- Exercise instructions
Print the lines of the listing below verbatim from its first line through the line bearing "xs = list(range(len(dates)))". Any pictures are to be omitted.
---------- Dataset section ----------
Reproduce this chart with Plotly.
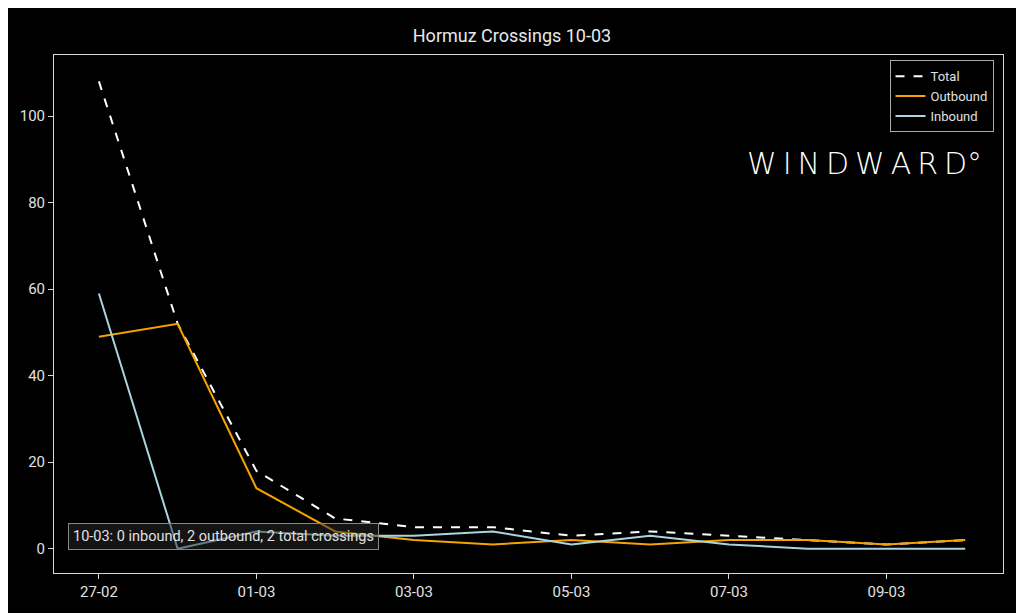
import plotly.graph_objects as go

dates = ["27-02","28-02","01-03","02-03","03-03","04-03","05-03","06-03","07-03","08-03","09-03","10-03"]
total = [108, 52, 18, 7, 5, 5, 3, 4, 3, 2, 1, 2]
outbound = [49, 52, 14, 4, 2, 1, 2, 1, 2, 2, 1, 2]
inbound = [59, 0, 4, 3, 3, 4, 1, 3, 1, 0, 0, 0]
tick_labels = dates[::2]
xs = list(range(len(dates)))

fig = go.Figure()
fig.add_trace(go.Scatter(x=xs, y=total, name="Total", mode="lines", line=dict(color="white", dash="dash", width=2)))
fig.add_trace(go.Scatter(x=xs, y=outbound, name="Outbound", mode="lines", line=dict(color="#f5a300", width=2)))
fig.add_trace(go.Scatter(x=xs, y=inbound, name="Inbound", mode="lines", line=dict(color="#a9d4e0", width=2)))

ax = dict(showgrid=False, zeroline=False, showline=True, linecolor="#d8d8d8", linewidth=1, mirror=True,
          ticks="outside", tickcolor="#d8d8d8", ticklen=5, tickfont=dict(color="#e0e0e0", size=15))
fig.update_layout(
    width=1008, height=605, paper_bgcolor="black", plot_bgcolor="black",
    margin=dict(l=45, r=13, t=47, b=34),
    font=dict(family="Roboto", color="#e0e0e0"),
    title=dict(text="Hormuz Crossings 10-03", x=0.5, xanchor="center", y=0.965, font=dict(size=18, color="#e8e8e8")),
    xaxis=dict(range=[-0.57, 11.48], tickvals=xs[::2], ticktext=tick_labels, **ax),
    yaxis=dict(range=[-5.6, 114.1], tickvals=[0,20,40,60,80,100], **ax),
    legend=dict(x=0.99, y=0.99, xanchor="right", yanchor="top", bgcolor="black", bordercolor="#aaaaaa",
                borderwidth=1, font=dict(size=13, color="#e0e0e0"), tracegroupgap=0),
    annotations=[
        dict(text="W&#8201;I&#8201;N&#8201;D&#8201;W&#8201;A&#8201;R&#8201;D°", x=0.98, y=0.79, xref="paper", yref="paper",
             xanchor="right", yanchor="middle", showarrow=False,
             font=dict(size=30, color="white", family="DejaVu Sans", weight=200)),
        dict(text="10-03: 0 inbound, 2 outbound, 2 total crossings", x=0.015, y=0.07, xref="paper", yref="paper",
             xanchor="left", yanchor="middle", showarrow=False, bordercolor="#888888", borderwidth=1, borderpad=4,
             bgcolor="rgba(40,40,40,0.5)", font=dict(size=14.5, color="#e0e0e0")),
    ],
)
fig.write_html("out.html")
----------
- Answer for the task
Reproduce this chart with Plotly.
import plotly.graph_objects as go

dates = ["27-02","28-02","01-03","02-03","03-03","04-03","05-03","06-03","07-03","08-03","09-03","10-03"]
total = [108, 52, 18, 7, 5, 5, 3, 4, 3, 2, 1, 2]
outbound = [49, 52, 14, 4, 2, 1, 2, 1, 2, 2, 1, 2]
inbound = [59, 0, 4, 3, 3, 4, 1, 3, 1, 0, 0, 0]
tick_labels = dates[::2]
xs = list(range(len(dates)))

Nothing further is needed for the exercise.